Yesterday, while driving Haley to yet another sleep over. (This kid is so lucky!) We realized that we had forgotten to pack her toothbrush. I was on a tight schedule anyway and didn't want to turn around and go home. Plus we have spent almost $2700 on her braces, and I don't want there to be holes in her teeth when the braces finally come off. So, being the good mother that I am, I stopped at an AM PM mini-mart. Apparently, toothbrushes are in high demand, or at least stolen a lot because the only way to get a toothbrush was to wait in line and have the cashier bring me one. You know, kind of like buying cigarettes.

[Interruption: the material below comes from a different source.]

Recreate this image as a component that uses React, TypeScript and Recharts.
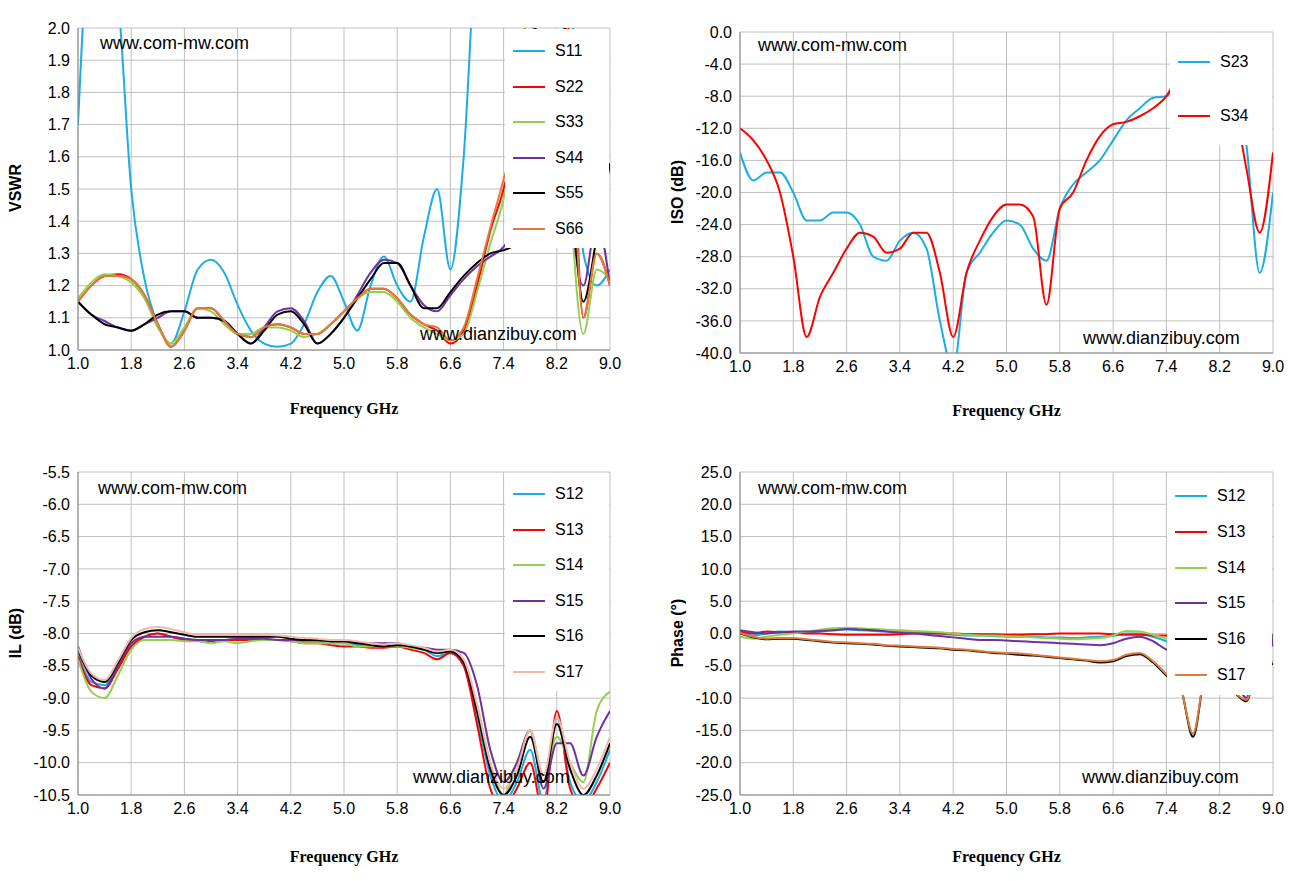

I thought this was odd and slightly annoying, but I got in line. When I finally arrived to the front of the line I said, "Could I have a toothbrush please?" And immediately there was a look of panic that went across the cashier's face. During my request I had pointed in the general direction of the hanging toothbrushes, where also hung, dental floss, combs, chapstick, and other highly theft worthy items. Above where these things hung, was a shelf full of tampons. And that is what the cashier brought me. I said "Toothbrush," she hears "Tquwiojlso" and notices the big letter "T" on the box of Tampons and assumes that must be what I asked for. She put the box in front of me and I said, "No, no, no a toothbrush." She again looked panicked, said something in Spanish to her co worker, who was too busy to answer. She turned her back to me and looked closely at each product hanging on the wall. Unfortunately, the word toothbrush is not written on the package. So she showed me a comb. To which I said, no and gave the international sign for toothbrush. Then she understood. She apologized and rung me up. I couldn't even speak, I was so shocked by this occurrence.
I know there is a big controversy about whether or not people who speak different languages, that come to this country, should be required to speak English or should we (English speakers) make sure all signs and documents are linguistically accommodating. I have my own opinions. However, it seems obvious to me that if you work in a store you should at least know all the English words for what you are selling. Maybe I am unfair, but I doubt if I go to France and need a toothbrush, and ask for a toothbrush, that I will get a toothbrush.
And in related news, while picking up a cake at VONS yesterday, the checkout lady, with an obvious knowledge of the English language asked me if I could just carry the cake because, "I don't GOT any big bags." And the kid who helped me in the bakery, when asked if he could write on my cake said, "Sup...I'll get someone to help you."
"Sup?????" Do I look like a homey? I am concerned when our customer service in America can't even address an adult correctly, say a sentence that is grammatically correct, or understand the words coming out of a customers mouth.
Remember, we are the change we have been waiting for.